Tropicalized quantum field theory

Quantum field theory (QFT) is one of the most accurate methods for making phenomenological predictions in physics, but it has a significant drawback: obtaining concrete predictions from it is computationally very demanding. The standard perturbative approach expands an interacting QFT around a free QFT, using Feynman diagrams. However, the number of these diagrams grows superexponentially, making the approach quickly infeasible. I will talk about arXiv:2508.14263, which introduces an intermediate layer between free and interacting field theories: a tropicalized QFT. Often, this tropicalized QFT can be solved exactly.
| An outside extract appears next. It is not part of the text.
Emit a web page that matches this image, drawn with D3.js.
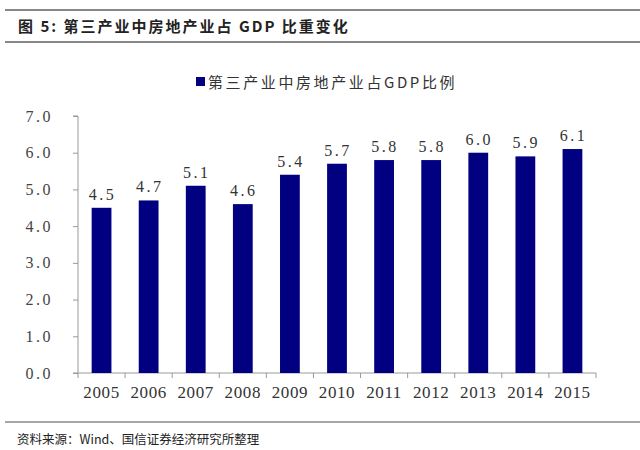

The exact solution manifests as a non-linear recursion equation fulfilled by the expansion coefficients of the quantum effective action. Geometrically, this recursion computes volumes of moduli spaces of metric graphs and is thereby analogous to Mirzakhani’s volume recursions on the moduli space of curves. Building on this exact solution, an algorithm can be constructed that samples points from the moduli space of graphs approximately proportional to their perturbative contribution. Via a standard Monte Carlo approach we can evaluate the original QFT using this algorithm. Remarkably, this algorithm requires only polynomial time and memory, suggesting that perturbative quantum field theory computations actually lie in the polynomial-time complexity class, while all known algorithms for evaluating individual Feynman integrals are at least exponential in time and memory. The (potential) capabilities of this approach are remarkable: For instance, we can compute perturbative expansions of massive scalar D=3 phi^3 and D=4 phi^4 quantum field theories up to loop orders between 20 and 50 using a basic proof-of-concept implementation. These perturbative orders are completely inaccessible using a naive approach.